Mesmo assim, o Tribunal de Justiça do Rio de Janeiro derrubou a decisão do MP e voltou a permitir a detenção dos menores de idade. A reversão contou com participação direta do prefeito Eduardo Paes (PSD) e do governador Cláudio Castro (PL), que recorreram sobre o caso. Tanto esforço em ampliar a repressão, mas nenhum em reverter outros quadros diretamente relacionados às condições de vida do povo e, portanto, da própria “segurança pública”. Será que Paes não tem problemas mais candentes a serem enfocados, como o índice de 76% das escolas da rede municipal que necessitam de reformas estruturais urgentes? Ou o de 45% das que tem falta de professores?
Não, preferem a repressão. E nisso, além de cometerem uma clara violação aos direitos do povo ao lazer, violam a própria constituição e as próprias leis burguesas: a Ação Direta de Inconstitucionalidade 3.446 do Supremo Tribunal Federal permite o direito de ir e vir da criança e do adolescente.
Silêncio no governo federal
As “operações verão” nas praias cariocas não são novidade, mas não deixam de ser condenáveis.
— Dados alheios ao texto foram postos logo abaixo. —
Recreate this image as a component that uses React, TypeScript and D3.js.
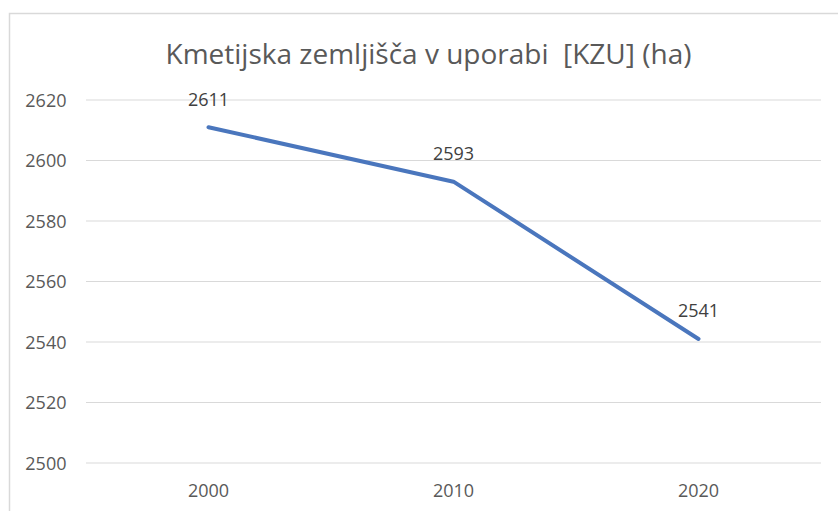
import React from "react";
import * as d3 from "d3";

const categories = ["2000", "2010", "2020"];
const values = [2611, 2593, 2541];
const yTicks = [2500, 2520, 2540, 2560, 2580, 2600, 2620];
const title = "Kmetijska zemljišča v uporabi  [KZU] (ha)";

export default function App() {
  const W = 838, H = 511;
  const left = 86, right = 821, top = 100, bottom = 463;
  const x = d3.scaleBand<string>().domain(categories).range([left, right]);
  const y = d3.scaleLinear().domain([2500, 2620]).range([bottom, top]);
  const pts: [number, number][] = categories.map((c, i) => [x(c)! + x.bandwidth() / 2, y(values[i])]);
  const line = d3.line()(pts) || "";
  const font = "'Open Sans', 'Noto Sans', sans-serif";
  return (
    <svg width={W} height={H} style={{ position: "absolute", left: 0, top: 0, background: "#fff" }} fontFamily={font}>
      <rect x={9.5} y={13.5} width={W} height={H} fill="#fff" stroke="#d9d9d9" strokeWidth={1.5} />
      <text x={428.5} y={63.5} textAnchor="middle" fontSize={28} fill="#595959" style={{ whiteSpace: "pre" }}>{title}</text>
      {yTicks.map((t) => (
        <g key={t}>
          <line x1={left} x2={right} y1={y(t)} y2={y(t)} stroke="#d9d9d9" strokeWidth={1} />
          <text x={66.5} y={y(t) + 6.5} textAnchor="end" fontSize={18} fill="#595959">{t}</text>
        </g>
      ))}
      {categories.map((c) => (
        <text key={c} x={x(c)! + x.bandwidth() / 2} y={496.5} textAnchor="middle" fontSize={18} fill="#595959">{c}</text>
      ))}
      <path d={line} fill="none" stroke="#4a76bd" strokeWidth={4} strokeLinejoin="round" strokeLinecap="round" />
      {pts.map((p, i) => (
        <text key={i} x={p[0]} y={p[1] - 21.5} textAnchor="middle" fontSize={18} fill="#404040">{values[i]}</text>
      ))}
    </svg>
  );
}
Tão punível quanto a realização dessa operação, e o empenho da prefeitura e governo estadual para ampliar ao máximo o escopo da repressão, é o silêncio do governo federal sobre um caso de violação tão grande sob a luz dos holofotes nacionais.
E não é por estar alheio: nesse final de semana, o Ministério Público Federal e a Defensoria Pública da União enviaram um ofício ao Ministério da Justiça para solicitar formalmente que a proibição das apreensões de menores fossem aplicadas também aos militares da Força Nacional de Segurança, que passaram a operar no Rio de Janeiro após decreto do ministro Flávio Dino.
Dino está atualmente deixando a pasta para assumir o novo cargo de “supremo ministro”, mas afirmou que só deixará o Ministério em 2024, quando tiver um substituto. Sobre a exigência do MPF, o ministro ainda não deu respostas. Nenhuma nota foi emitida pela pasta. Mas a postura não é todo surpreendente. Em outubro, Dino ficou incomodado com uma outra exigência do MPF, de que as tropas da Força Nacional respeitassem direitos básicos dos moradores de favelas durante operações nas periferias. Na época, o ministro afirmou ter visto a definição com “estranheza”. 45 dias depois do início da intervenção da Força Nacional, no dia 25 de novembro, a relação abordagens e apreensão era tão ridícula quanto a “operação verão”: R$ 10 bilhões investidos e 10 mil abordagens feitas, mas nenhuma apreensão de drogas ou armas no estado.
O velho receituário da repressão máxima para resolver os problemas da “segurança pública” nunca falha em ser ineficaz.